How to calculate this limit by steps

[mac321]

I need help with the limit:
lim(x->pi/2) (e^(sin2x) - e^(tg2x))/ ln(2x/pi)

 

[Deleted member 4993]

I need help with the limit:
lim(x->pi/2) (e^(sin2x) - e^(tg2x))/ ln(2x/pi)
View attachment 9762

Is tg2x = tan(2x)?

 

[HallsofIvy]

Yes, "tg" is not very common but is used to mean "tangent".

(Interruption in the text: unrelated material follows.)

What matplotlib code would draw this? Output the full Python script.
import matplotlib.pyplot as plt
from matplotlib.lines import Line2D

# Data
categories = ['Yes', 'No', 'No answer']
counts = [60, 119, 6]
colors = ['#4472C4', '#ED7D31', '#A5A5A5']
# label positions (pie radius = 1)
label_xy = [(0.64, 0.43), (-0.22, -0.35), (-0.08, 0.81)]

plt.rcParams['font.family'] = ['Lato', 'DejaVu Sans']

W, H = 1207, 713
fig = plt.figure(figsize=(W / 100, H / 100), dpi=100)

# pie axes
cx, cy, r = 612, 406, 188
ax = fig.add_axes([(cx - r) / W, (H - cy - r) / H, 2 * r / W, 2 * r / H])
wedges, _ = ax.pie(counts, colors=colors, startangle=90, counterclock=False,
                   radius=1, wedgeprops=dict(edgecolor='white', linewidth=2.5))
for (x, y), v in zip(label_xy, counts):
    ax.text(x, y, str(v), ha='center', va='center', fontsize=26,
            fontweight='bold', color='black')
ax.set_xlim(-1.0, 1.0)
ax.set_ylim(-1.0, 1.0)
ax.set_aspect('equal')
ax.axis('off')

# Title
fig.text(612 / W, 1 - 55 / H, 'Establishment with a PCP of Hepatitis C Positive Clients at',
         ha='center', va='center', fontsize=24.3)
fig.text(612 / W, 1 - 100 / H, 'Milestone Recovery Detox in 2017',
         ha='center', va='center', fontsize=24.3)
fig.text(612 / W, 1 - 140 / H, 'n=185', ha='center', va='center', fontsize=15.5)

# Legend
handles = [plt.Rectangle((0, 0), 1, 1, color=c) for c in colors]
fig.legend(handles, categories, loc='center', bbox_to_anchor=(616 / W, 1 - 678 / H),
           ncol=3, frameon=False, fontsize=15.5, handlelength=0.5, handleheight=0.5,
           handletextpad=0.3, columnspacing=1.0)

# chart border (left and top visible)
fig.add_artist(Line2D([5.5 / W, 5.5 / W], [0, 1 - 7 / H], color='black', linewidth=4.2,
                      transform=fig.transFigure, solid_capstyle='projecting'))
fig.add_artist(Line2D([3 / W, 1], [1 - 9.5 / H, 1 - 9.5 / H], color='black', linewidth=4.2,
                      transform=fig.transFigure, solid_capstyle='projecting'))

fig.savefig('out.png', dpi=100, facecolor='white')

The first thing I would do is set $\displaystyle x=\frac{\pi}{2}$. Then $\displaystyle 2x= \pi$ so that both $\displaystyle sin(2x)$ and $\displaystyle tan(2x)$ are 0. Also $\displaystyle \frac{2x}{\pi}= \frac{\pi}{\pi}=1$ so $\displaystyle ln\left(2x/\pi\right)= ln(1)= 0$. So $\displaystyle \frac{e^{sin(2x)}- e^{tan(2x)}}{ln(2x/\pi)}$ evaluated at $\displaystyle \pi/2$ gives $\displaystyle \frac{0}{0}$ an "undetermined" fraction. We can apply L'Hopital's rule. That is, differentiate the numerator and denominator separately. The derivative of $\displaystyle e^{sin(2x)}- e^{tan(2x)}$ is $\displaystyle 2 cos(2x)e^{sin(2x)}- 2 sec^2(2x)e^{tan(2x)}$ which at $\displaystyle x= \frac{\pi}{2}$ is equal to -2+ 2= 0. The derivative of $\displaystyle ln(2x/\pi)= ln(x)+ ln(2)- ln(\pi)$ is $\displaystyle \frac{1}{x}$ which at $\displaystyle x= \frac{\pi}{2}$ is $\displaystyle \frac{2}{\pi}$.

By L'Hopital's rule, then, the limit is $\displaystyle \frac{0}{\frac{2}{\pi}}= 0$.

(http://tutorial.math.lamar.edu/Classes/CalcI/LHospitalsR)